• CHALLENGE: All of the listing below must be repeated word for word. Pictures are the only thing to omit.

• DATA SEGMENT:

⁂

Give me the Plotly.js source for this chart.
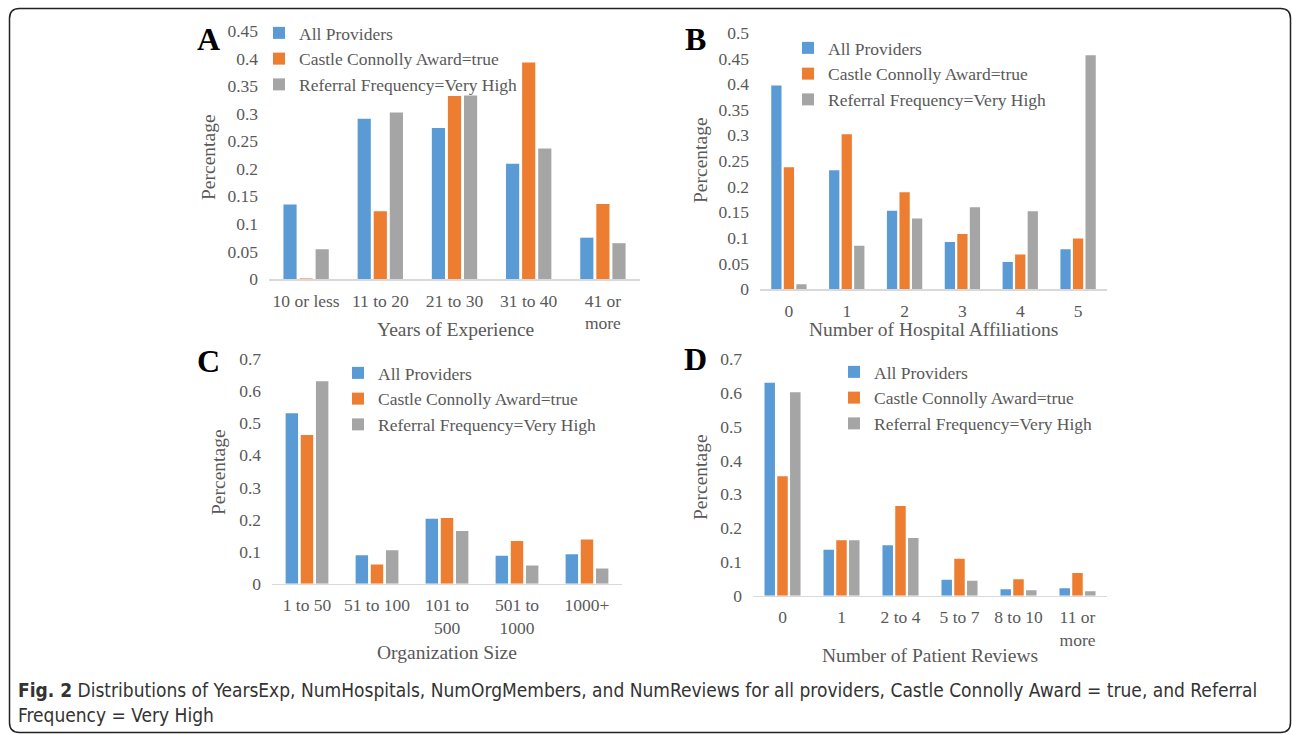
<!DOCTYPE html>
<html>
<head>
<meta charset="utf-8">
<script src="https://cdn.plot.ly/plotly-3.0.1.min.js"></script>
<style>
html,body{margin:0;padding:0;background:#fff;}
#chart{width:1292px;height:734px;}
</style>
</head>
<body>
<div id="chart"></div>
<script>
// ---- Data ----
const seriesNames = ["All Providers", "Castle Connolly Award=true", "Referral Frequency=Very High"];

const yearsCats = ["10 or less", "11 to 20", "21 to 30", "31 to 40", "41 or<br>more"];
const yearsAll = [0.135, 0.291, 0.274, 0.209, 0.075];
const yearsCastle = [0.001, 0.123, 0.332, 0.393, 0.136];
const yearsReferral = [0.054, 0.302, 0.333, 0.237, 0.065];

const hospCats = ["0", "1", "2", "3", "4", "5"];
const hospAll = [0.397, 0.232, 0.153, 0.092, 0.053, 0.078];
const hospCastle = [0.238, 0.302, 0.189, 0.108, 0.068, 0.099];
const hospReferral = [0.010, 0.085, 0.138, 0.160, 0.152, 0.456];

const orgCats = ["1 to 50", "51 to 100", "101 to<br>500", "501 to<br>1000", "1000+"];
const orgAll = [0.531, 0.089, 0.202, 0.087, 0.092];
const orgCastle = [0.463, 0.060, 0.205, 0.133, 0.138];
const orgReferral = [0.631, 0.104, 0.164, 0.057, 0.047];

const revCats = ["0", "1", "2 to 4", "5 to 7", "8 to 10", "11 or<br>more"];
const revAll = [0.630, 0.136, 0.149, 0.047, 0.019, 0.022];
const revCastle = [0.353, 0.164, 0.265, 0.109, 0.049, 0.067];
const revReferral = [0.602, 0.164, 0.171, 0.044, 0.016, 0.013];

const panelLetters = ["A", "B", "C", "D"];
const xTitles = ["Years of Experience", "Number of Hospital Affiliations", "Organization Size", "Number of Patient Reviews"];
const yTitle = "Percentage";
const captionBold = "Fig. 2";
const captionText = " Distributions of YearsExp, NumHospitals, NumOrgMembers, and NumReviews for all providers, Castle Connolly Award = true, and Referral<br>Frequency = Very High";

// ---- Styling / layout ----
const W = 1292, H = 734;
const colors = ["#5B9BD5", "#ED7D31", "#A5A5A5"];
const serif = "Liberation Serif, Times New Roman, serif";
const textGray = "#595959";
const px = x => x / W;
const py = y => 1 - y / H;

const panels = [
  {cats: yearsCats, vals: [yearsAll, yearsCastle, yearsReferral], xd: [269, 640], yd: [279, 31], range: [0, 0.4501], dtick: 0.05,
   legend: [259, 15], letter: [208, 39], xt: [455, 329], yt: [208, 157]},
  {cats: hospCats, vals: [hospAll, hospCastle, hospReferral], xd: [760, 1107], yd: [289.3, 32.7], range: [0, 0.5001], dtick: 0.05,
   legend: [788, 30], letter: [695, 39], xt: [933, 329], yt: [700, 160]},
  {cats: orgCats, vals: [orgAll, orgCastle, orgReferral], xd: [272, 622], yd: [583.7, 359], range: [0, 0.7001], dtick: 0.1,
   legend: [338, 355], letter: [208, 361], xt: [447, 652], yt: [219, 472]},
  {cats: revCats, vals: [revAll, revCastle, revReferral], xd: [753, 1107], yd: [595.7, 359], range: [0, 0.7001], dtick: 0.1,
   legend: [834, 354], letter: [695, 359], xt: [930, 655], yt: [700, 477]}
];

const data = [];
const layout = {
  width: W, height: H,
  margin: {l: 0, r: 0, t: 0, b: 0},
  paper_bgcolor: "#fff", plot_bgcolor: "rgba(0,0,0,0)",
  barmode: "group", bargap: 0.35, bargroupgap: 0.18,
  font: {family: serif, size: 17.5, color: textGray},
  annotations: [], shapes: []
};

panels.forEach((p, i) => {
  const sfx = i === 0 ? "" : String(i + 1);
  const legName = "legend" + sfx;
  p.vals.forEach((v, s) => {
    data.push({
      type: "bar", x: p.cats, y: v, name: seriesNames[s],
      xaxis: "x" + sfx, yaxis: "y" + sfx, legend: legName,
      marker: {color: colors[s]}, hoverinfo: "x+y+name"
    });
  });
  layout["xaxis" + sfx] = {
    domain: [px(p.xd[0]), px(p.xd[1])], anchor: "y" + sfx, type: "category",
    showline: true, linecolor: "#D9D9D9", linewidth: 1.5, showgrid: false, zeroline: false,
    ticks: "", tickfont: {family: serif, size: 17.5, color: textGray}, ticklabelstandoff: 5,
    fixedrange: true
  };
  layout["yaxis" + sfx] = {
    domain: [py(p.yd[0]), py(p.yd[1])], anchor: "x" + sfx, range: p.range,
    dtick: p.dtick, tick0: 0, showline: false, showgrid: false, zeroline: false,
    ticks: "", tickfont: {family: serif, size: 17.5, color: textGray}, ticklabelstandoff: 10,
    fixedrange: true
  };
  layout[legName] = {
    x: px(p.legend[0]), y: py(p.legend[1]), xanchor: "left", yanchor: "top",
    bgcolor: "rgba(0,0,0,0)", font: {family: serif, size: 17.5, color: textGray},
    itemwidth: 30, traceorder: "normal"
  };
  layout.annotations.push({
    xref: "paper", yref: "paper", x: px(p.letter[0]), y: py(p.letter[1]),
    text: "<b>" + panelLetters[i] + "</b>", showarrow: false,
    font: {family: serif, size: 32, color: "#000"}, xanchor: "center", yanchor: "middle"
  });
  layout.annotations.push({
    xref: "paper", yref: "paper", x: px(p.xt[0]), y: py(p.xt[1]),
    text: xTitles[i], showarrow: false,
    font: {family: serif, size: 19.5, color: textGray}, xanchor: "center", yanchor: "middle"
  });
  layout.annotations.push({
    xref: "paper", yref: "paper", x: px(p.yt[0]), y: py(p.yt[1]),
    text: yTitle, showarrow: false, textangle: -90,
    font: {family: serif, size: 19.5, color: textGray}, xanchor: "center", yanchor: "middle"
  });
});

// caption
layout.annotations.push({
  xref: "paper", yref: "paper", x: px(16), y: py(677), xanchor: "left", yanchor: "top",
  align: "left", showarrow: false,
  text: "<b>" + captionBold + "</b>" + captionText,
  font: {family: "Liberation Sans Narrow, DejaVu Sans Condensed, Open Sans, sans-serif", size: 19, color: "#333"}
});

// rounded frame
(function () {
  const x0 = px(9.5), x1 = px(1290.5), y0 = py(8.5), y1 = py(732.5);
  const rx = 10 / W, ry = 10 / H;
  const path = `M ${x0 + rx},${y0} L ${x1 - rx},${y0} Q ${x1},${y0} ${x1},${y0 - ry} L ${x1},${y1 + ry} Q ${x1},${y1} ${x1 - rx},${y1} L ${x0 + rx},${y1} Q ${x0},${y1} ${x0},${y1 + ry} L ${x0},${y0 - ry} Q ${x0},${y0} ${x0 + rx},${y0} Z`;
  layout.shapes.push({type: "path", xref: "paper", yref: "paper", path: path, line: {color: "#222", width: 1.5}, layer: "below"});
})();

Plotly.newPlot("chart", data, layout, {displayModeBar: false, staticPlot: true});
</script>
</body>
</html>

⁂

• OUTPUT OF THE EXERCISE:
Give me the Plotly.js source for this chart.
<!DOCTYPE html>
<html>
<head>
<meta charset="utf-8">
<script src="https://cdn.plot.ly/plotly-3.0.1.min.js"></script>
<style>
html,body{margin:0;padding:0;background:#fff;}
#chart{width:1292px;height:734px;}
</style>
</head>
<body>
<div id="chart"></div>
<script>
// ---- Data ----
const seriesNames = ["All Providers", "Castle Connolly Award=true", "Referral Frequency=Very High"];

const yearsCats = ["10 or less", "11 to 20", "21 to 30", "31 to 40", "41 or<br>more"];
const yearsAll = [0.135, 0.291, 0.274, 0.209, 0.075];
const yearsCastle = [0.001, 0.123, 0.332, 0.393, 0.136];
const yearsReferral = [0.054, 0.302, 0.333, 0.237, 0.065];

const hospCats = ["0", "1", "2", "3", "4", "5"];
const hospAll = [0.397, 0.232, 0.153, 0.092, 0.053, 0.078];
const hospCastle = [0.238, 0.302, 0.189, 0.108, 0.068, 0.099];
const hospReferral = [0.010, 0.085, 0.138, 0.160, 0.152, 0.456];

const orgCats = ["1 to 50", "51 to 100", "101 to<br>500", "501 to<br>1000", "1000+"];
const orgAll = [0.531, 0.089, 0.202, 0.087, 0.092];
const orgCastle = [0.463, 0.060, 0.205, 0.133, 0.138];
const orgReferral = [0.631, 0.104, 0.164, 0.057, 0.047];

const revCats = ["0", "1", "2 to 4", "5 to 7", "8 to 10", "11 or<br>more"];
const revAll = [0.630, 0.136, 0.149, 0.047, 0.019, 0.022];
const revCastle = [0.353, 0.164, 0.265, 0.109, 0.049, 0.067];
const revReferral = [0.602, 0.164, 0.171, 0.044, 0.016, 0.013];

const panelLetters = ["A", "B", "C", "D"];
const xTitles = ["Years of Experience", "Number of Hospital Affiliations", "Organization Size", "Number of Patient Reviews"];
const yTitle = "Percentage";
const captionBold = "Fig. 2";
const captionText = " Distributions of YearsExp, NumHospitals, NumOrgMembers, and NumReviews for all providers, Castle Connolly Award = true, and Referral<br>Frequency = Very High";

// ---- Styling / layout ----
const W = 1292, H = 734;
const colors = ["#5B9BD5", "#ED7D31", "#A5A5A5"];
const serif = "Liberation Serif, Times New Roman, serif";
const textGray = "#595959";
const px = x => x / W;
const py = y => 1 - y / H;

const panels = [
  {cats: yearsCats, vals: [yearsAll, yearsCastle, yearsReferral], xd: [269, 640], yd: [279, 31], range: [0, 0.4501], dtick: 0.05,
   legend: [259, 15], letter: [208, 39], xt: [455, 329], yt: [208, 157]},
  {cats: hospCats, vals: [hospAll, hospCastle, hospReferral], xd: [760, 1107], yd: [289.3, 32.7], range: [0, 0.5001], dtick: 0.05,
   legend: [788, 30], letter: [695, 39], xt: [933, 329], yt: [700, 160]},
  {cats: orgCats, vals: [orgAll, orgCastle, orgReferral], xd: [272, 622], yd: [583.7, 359], range: [0, 0.7001], dtick: 0.1,
   legend: [338, 355], letter: [208, 361], xt: [447, 652], yt: [219, 472]},
  {cats: revCats, vals: [revAll, revCastle, revReferral], xd: [753, 1107], yd: [595.7, 359], range: [0, 0.7001], dtick: 0.1,
   legend: [834, 354], letter: [695, 359], xt: [930, 655], yt: [700, 477]}
];

const data = [];
const layout = {
  width: W, height: H,
  margin: {l: 0, r: 0, t: 0, b: 0},
  paper_bgcolor: "#fff", plot_bgcolor: "rgba(0,0,0,0)",
  barmode: "group", bargap: 0.35, bargroupgap: 0.18,
  font: {family: serif, size: 17.5, color: textGray},
  annotations: [], shapes: []
};

panels.forEach((p, i) => {
  const sfx = i === 0 ? "" : String(i + 1);
  const legName = "legend" + sfx;
  p.vals.forEach((v, s) => {
    data.push({
      type: "bar", x: p.cats, y: v, name: seriesNames[s],
      xaxis: "x" + sfx, yaxis: "y" + sfx, legend: legName,
      marker: {color: colors[s]}, hoverinfo: "x+y+name"
    });
  });
  layout["xaxis" + sfx] = {
    domain: [px(p.xd[0]), px(p.xd[1])], anchor: "y" + sfx, type: "category",
    showline: true, linecolor: "#D9D9D9", linewidth: 1.5, showgrid: false, zeroline: false,
    ticks: "", tickfont: {family: serif, size: 17.5, color: textGray}, ticklabelstandoff: 5,
    fixedrange: true
  };
  layout["yaxis" + sfx] = {
    domain: [py(p.yd[0]), py(p.yd[1])], anchor: "x" + sfx, range: p.range,
    dtick: p.dtick, tick0: 0, showline: false, showgrid: false, zeroline: false,
    ticks: "", tickfont: {family: serif, size: 17.5, color: textGray}, ticklabelstandoff: 10,
    fixedrange: true
  };
  layout[legName] = {
    x: px(p.legend[0]), y: py(p.legend[1]), xanchor: "left", yanchor: "top",
    bgcolor: "rgba(0,0,0,0)", font: {family: serif, size: 17.5, color: textGray},
    itemwidth: 30, traceorder: "normal"
  };
  layout.annotations.push({
    xref: "paper", yref: "paper", x: px(p.letter[0]), y: py(p.letter[1]),
    text: "<b>" + panelLetters[i] + "</b>", showarrow: false,
    font: {family: serif, size: 32, color: "#000"}, xanchor: "center", yanchor: "middle"
  });
  layout.annotations.push({
    xref: "paper", yref: "paper", x: px(p.xt[0]), y: py(p.xt[1]),
    text: xTitles[i], showarrow: false,
    font: {family: serif, size: 19.5, color: textGray}, xanchor: "center", yanchor: "middle"
  });
  layout.annotations.push({
    xref: "paper", yref: "paper", x: px(p.yt[0]), y: py(p.yt[1]),
    text: yTitle, showarrow: false, textangle: -90,
    font: {family: serif, size: 19.5, color: textGray}, xanchor: "center", yanchor: "middle"
  });
});

// caption
layout.annotations.push({
  xref: "paper", yref: "paper", x: px(16), y: py(677), xanchor: "left", yanchor: "top",
  align: "left", showarrow: false,
  text: "<b>" + captionBold + "</b>" + captionText,
  font: {family: "Liberation Sans Narrow, DejaVu Sans Condensed, Open Sans, sans-serif", size: 19, color: "#333"}
});

// rounded frame
(function () {
  const x0 = px(9.5), x1 = px(1290.5), y0 = py(8.5), y1 = py(732.5);
  const rx = 10 / W, ry = 10 / H;
  const path = `M ${x0 + rx},${y0} L ${x1 - rx},${y0} Q ${x1},${y0} ${x1},${y0 - ry} L ${x1},${y1 + ry} Q ${x1},${y1} ${x1 - rx},${y1} L ${x0 + rx},${y1} Q ${x0},${y1} ${x0},${y1 + ry} L ${x0},${y0 - ry} Q ${x0},${y0} ${x0 + rx},${y0} Z`;
  layout.shapes.push({type: "path", xref: "paper", yref: "paper", path: path, line: {color: "#222", width: 1.5}, layer: "below"});
})();

Plotly.newPlot("chart", data, layout, {displayModeBar: false, staticPlot: true});
</script>
</body>
</html>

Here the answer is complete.